THE connection or the link between Free software and free speech is very strong. But free speech maximalism can also be leveraged or exploited against Free software advocacy, mostly by interjecting stuff into it to falsely associate it with dangerous cults, such as those who think that all women should be presumed spies and provocateurs. Several sites connected to Microsoft recently attempted to publicly shame Free software by associating it with radical, racist people. We've decided to omit links to that.

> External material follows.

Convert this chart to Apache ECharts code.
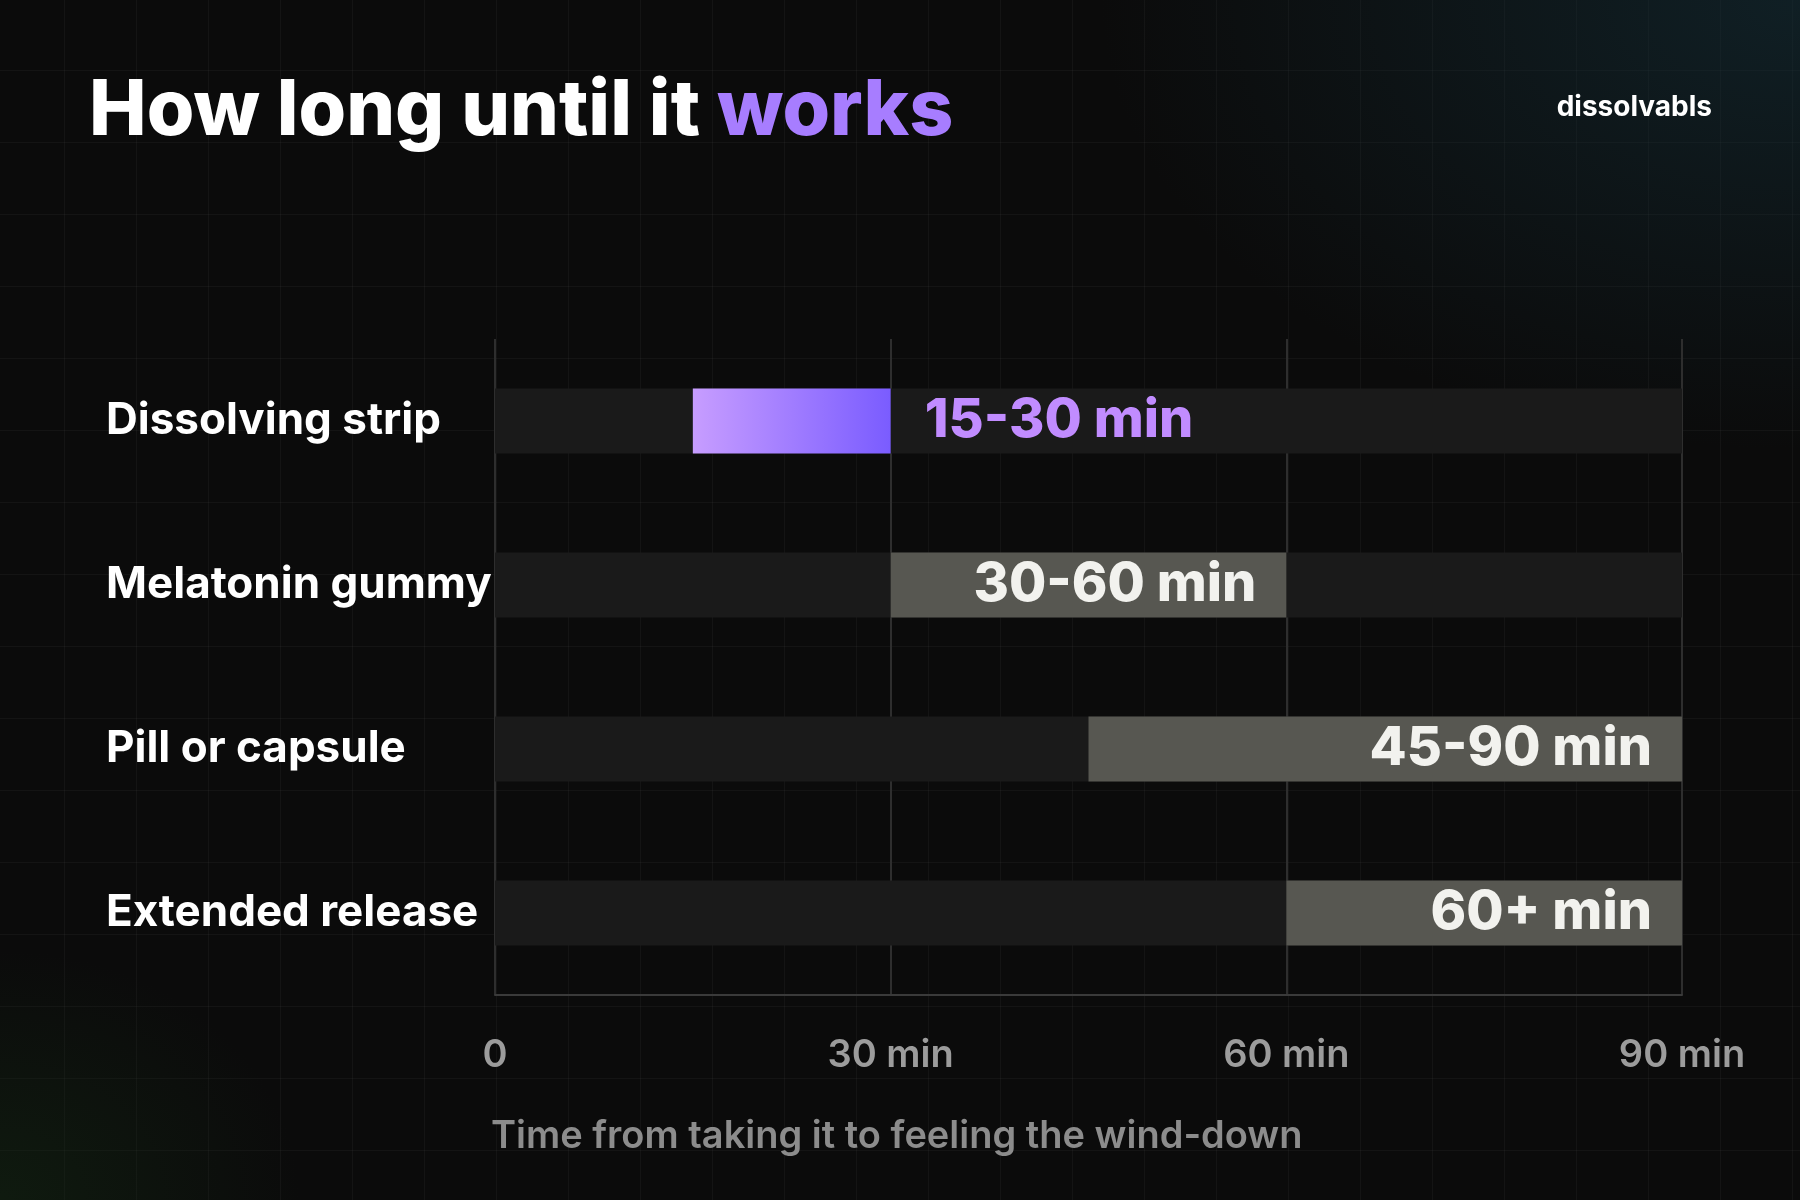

"We never delete (censor) anything, we didn't kickban anyone, but to keep focused on our goals we need to change the way the channels work."Techrights has used Freenode for its community for a very long time (since 2008) and the FSF uses it too. So does the GNU Project. It's not really a threat to Freedom as long as the protocol itself isn't proprietary. When I first used IRC I was about 13 or 14 and back then DALNet was 'all the rage'. For Free software projects Freenode is like a de facto standard or default, even if the current owners might be somewhat dodgy (we do not exchange passwords or anything over IRC, we use SSH and PGP for critical operations). Some might ask, why use Freenode at all and not self-host? Well, given the number of people parking in channels (including unknown people), even if we did not publish IRC logs, everyone else would be able to. We've already seen those looking to maintain private chats (e.g. Wikileaks) having FBI moles among them, in effect leaking out internal communications. So that approach is inherently deficient, especially for open chats that welcome strangers. When anyone can just enter and spew out garbage -- maybe even deliberately -- there's growing risk of discreditisation by association. We've seen that too in the distant past. Recently we've come under more and more of those attacks (assuming they're attack vectors), so just as we limited who can speak when Freenode itself was under attack (spam and defamation attacks, network-wide) we're temporarily back to it while we work on an important series. IRC is here to stay, but we need to be careful not to allow it to be hijacked by rogue elements. We never delete (censor) anything, we didn't kickban anyone, but to keep focused on our goals we need to change the way the channels work. At least for now, at least temporarily. ⬆
Side note/afterthought: An hour later and 600MB of video later I came to realise that I had muted the microphone (by accident, wrong press on the keyboard) and basically ruined a very long recording. Upon having a second go, I made is a lot more concise. This happened in the past and will probably happen again some time in the future (without professional recording equipment it's hard to have visible indicator of microphone status).